Start of GIVEN DATA

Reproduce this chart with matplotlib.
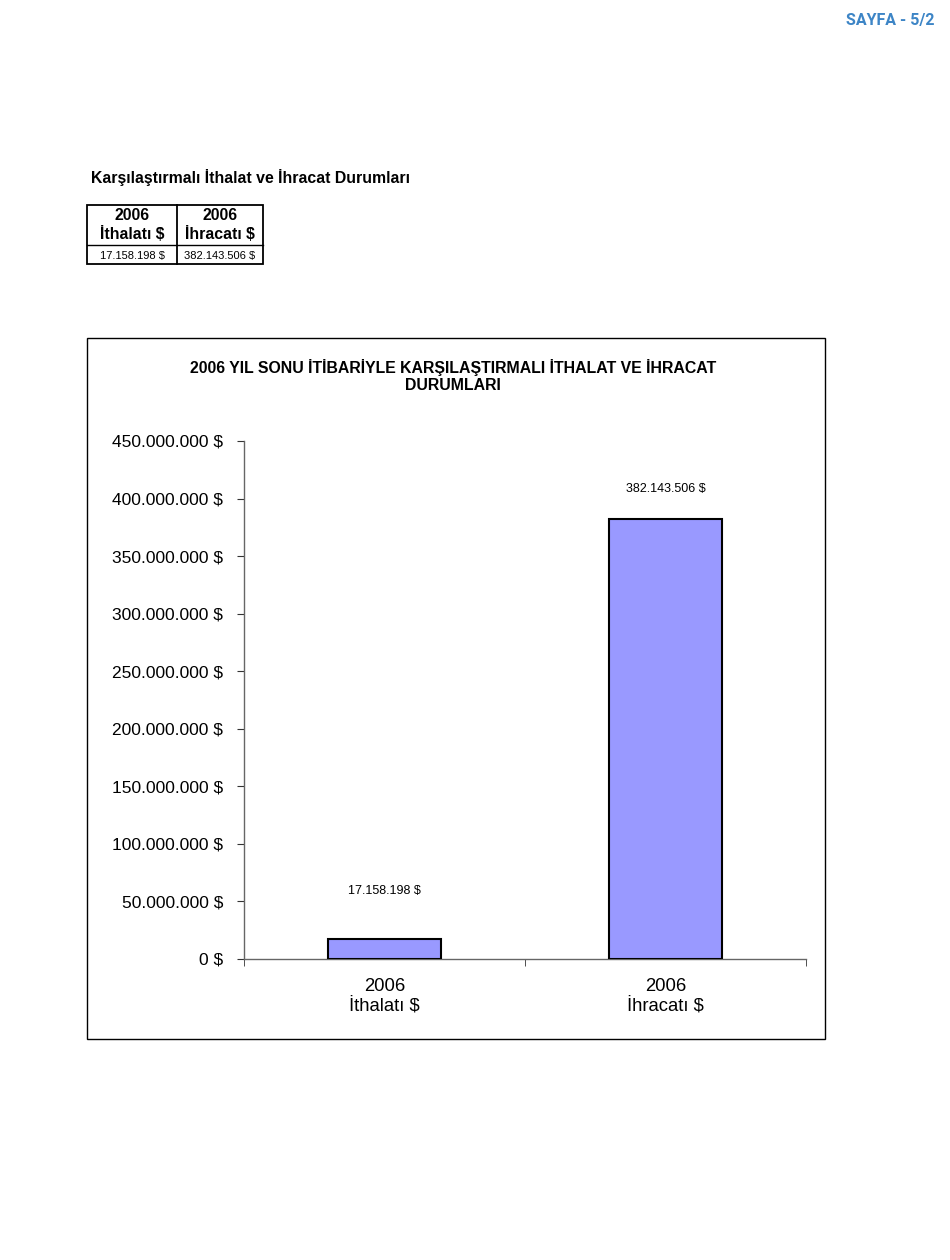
import matplotlib.pyplot as plt
from matplotlib.patches import Rectangle
from matplotlib.ticker import FuncFormatter

plt.rcParams['font.family'] = ['Liberation Sans', 'DejaVu Sans']

# data
kategoriler = ['2006\nİthalatı $', '2006\nİhracatı $']
degerler = [17158198, 382143506]
etiketler = ['17.158.198 $', '382.143.506 $']
etiket_ofset = [35, 21.5]  # points above bar top

tablo_baslik = ['2006\nİthalatı $', '2006\nİhracatı $']
baslik_satirlar = ['2006 YIL SONU İTİBARİYLE KARŞILAŞTIRMALI İTHALAT VE İHRACAT', 'DURUMLARI']

def para(v, pos=None):
    return f"{int(v):,}".replace(",", ".") + " $"

W, H = 950, 1260
fig = plt.figure(figsize=(W / 100, H / 100), dpi=100)

# page layer in pixel coords
pg = fig.add_axes([0, 0, 1, 1])
pg.set_xlim(0, W)
pg.set_ylim(H, 0)
pg.axis('off')

pg.text(935, 20, 'SAYFA - 5/2', ha='right', va='center', fontsize=11.5,
        fontweight='bold', color='#3d85c6', family=['Roboto', 'DejaVu Sans'])

pg.text(91, 177, 'Karşılaştırmalı İthalat ve İhracat Durumları', ha='left', va='center',
        fontsize=11.4, fontweight='bold')

# small table
x0, x1, x2 = 87, 177, 263
y0, y1, y2 = 205, 245, 264
pg.add_patch(Rectangle((x0, y0), x2 - x0, y2 - y0, fill=False, lw=1.3, ec='black'))
pg.plot([x0, x2], [y1, y1], color='black', lw=1.0)
pg.plot([x1, x1], [y0, y2], color='black', lw=1.3)
for cx, hdr, val in zip([(x0 + x1) / 2, (x1 + x2) / 2], tablo_baslik, etiketler):
    pg.text(cx, (y0 + y1) / 2, hdr, ha='center', va='center', fontsize=11.4,
            fontweight='bold', linespacing=1.2)
    pg.text(cx, (y1 + y2) / 2 + 1, val, ha='center', va='center', fontsize=8)

# chart border
pg.add_patch(Rectangle((87, 338), 825 - 87, 1039 - 338, fill=False, lw=1.0, ec='black'))
for yy, satir in zip([368, 385], baslik_satirlar):
    pg.text(453, yy, satir, ha='center', va='center', fontsize=11.4, fontweight='bold')

# bar chart
ax = fig.add_axes([244 / W, 1 - 959 / H, (806 - 244) / W, (959 - 441) / H])
x = list(range(len(degerler)))
bars = ax.bar(x, degerler, width=0.4, color='#9999ff', edgecolor='black', linewidth=1.5, zorder=3)
for b, lab, off in zip(bars, etiketler, etiket_ofset):
    ax.annotate(lab, (b.get_x() + b.get_width() / 2, b.get_height()),
                xytext=(0, off), textcoords='offset points', ha='center', va='center',
                fontsize=9)

ax.set_xlim(-0.5, len(degerler) - 0.5)
ax.set_ylim(0, 450000000)
ax.set_yticks(range(0, 450000001, 50000000))
ax.yaxis.set_major_formatter(FuncFormatter(para))
ax.set_xticks(x)
ax.set_xticklabels(kategoriler, fontsize=13.3, linespacing=1.15)
ax.set_xticks([i - 0.5 for i in range(len(degerler) + 1)], minor=True)
ax.tick_params(axis='x', which='major', length=0, pad=14)
ax.tick_params(axis='x', which='minor', length=5, direction='out', color='#333333')
ax.tick_params(axis='y', length=5, direction='out', pad=10, labelsize=12.5, color='#333333')

for s in ['top', 'right']:
    ax.spines[s].set_visible(False)
for s in ['left', 'bottom']:
    ax.spines[s].set_color('#666666')
    ax.spines[s].set_linewidth(1.0)

fig.savefig('out.png', dpi=100)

End of GIVEN DATA

All of the data above should be transcribed verbatim, with pictures omitted.

§ **FINAL RESULT**:
Reproduce this chart with matplotlib.
import matplotlib.pyplot as plt
from matplotlib.patches import Rectangle
from matplotlib.ticker import FuncFormatter

plt.rcParams['font.family'] = ['Liberation Sans', 'DejaVu Sans']

# data
kategoriler = ['2006\nİthalatı $', '2006\nİhracatı $']
degerler = [17158198, 382143506]
etiketler = ['17.158.198 $', '382.143.506 $']
etiket_ofset = [35, 21.5]  # points above bar top

tablo_baslik = ['2006\nİthalatı $', '2006\nİhracatı $']
baslik_satirlar = ['2006 YIL SONU İTİBARİYLE KARŞILAŞTIRMALI İTHALAT VE İHRACAT', 'DURUMLARI']

def para(v, pos=None):
    return f"{int(v):,}".replace(",", ".") + " $"

W, H = 950, 1260
fig = plt.figure(figsize=(W / 100, H / 100), dpi=100)

# page layer in pixel coords
pg = fig.add_axes([0, 0, 1, 1])
pg.set_xlim(0, W)
pg.set_ylim(H, 0)
pg.axis('off')

pg.text(935, 20, 'SAYFA - 5/2', ha='right', va='center', fontsize=11.5,
        fontweight='bold', color='#3d85c6', family=['Roboto', 'DejaVu Sans'])

pg.text(91, 177, 'Karşılaştırmalı İthalat ve İhracat Durumları', ha='left', va='center',
        fontsize=11.4, fontweight='bold')

# small table
x0, x1, x2 = 87, 177, 263
y0, y1, y2 = 205, 245, 264
pg.add_patch(Rectangle((x0, y0), x2 - x0, y2 - y0, fill=False, lw=1.3, ec='black'))
pg.plot([x0, x2], [y1, y1], color='black', lw=1.0)
pg.plot([x1, x1], [y0, y2], color='black', lw=1.3)
for cx, hdr, val in zip([(x0 + x1) / 2, (x1 + x2) / 2], tablo_baslik, etiketler):
    pg.text(cx, (y0 + y1) / 2, hdr, ha='center', va='center', fontsize=11.4,
            fontweight='bold', linespacing=1.2)
    pg.text(cx, (y1 + y2) / 2 + 1, val, ha='center', va='center', fontsize=8)

# chart border
pg.add_patch(Rectangle((87, 338), 825 - 87, 1039 - 338, fill=False, lw=1.0, ec='black'))
for yy, satir in zip([368, 385], baslik_satirlar):
    pg.text(453, yy, satir, ha='center', va='center', fontsize=11.4, fontweight='bold')

# bar chart
ax = fig.add_axes([244 / W, 1 - 959 / H, (806 - 244) / W, (959 - 441) / H])
x = list(range(len(degerler)))
bars = ax.bar(x, degerler, width=0.4, color='#9999ff', edgecolor='black', linewidth=1.5, zorder=3)
for b, lab, off in zip(bars, etiketler, etiket_ofset):
    ax.annotate(lab, (b.get_x() + b.get_width() / 2, b.get_height()),
                xytext=(0, off), textcoords='offset points', ha='center', va='center',
                fontsize=9)

ax.set_xlim(-0.5, len(degerler) - 0.5)
ax.set_ylim(0, 450000000)
ax.set_yticks(range(0, 450000001, 50000000))
ax.yaxis.set_major_formatter(FuncFormatter(para))
ax.set_xticks(x)
ax.set_xticklabels(kategoriler, fontsize=13.3, linespacing=1.15)
ax.set_xticks([i - 0.5 for i in range(len(degerler) + 1)], minor=True)
ax.tick_params(axis='x', which='major', length=0, pad=14)
ax.tick_params(axis='x', which='minor', length=5, direction='out', color='#333333')
ax.tick_params(axis='y', length=5, direction='out', pad=10, labelsize=12.5, color='#333333')

for s in ['top', 'right']:
    ax.spines[s].set_visible(False)
for s in ['left', 'bottom']:
    ax.spines[s].set_color('#666666')
    ax.spines[s].set_linewidth(1.0)

fig.savefig('out.png', dpi=100)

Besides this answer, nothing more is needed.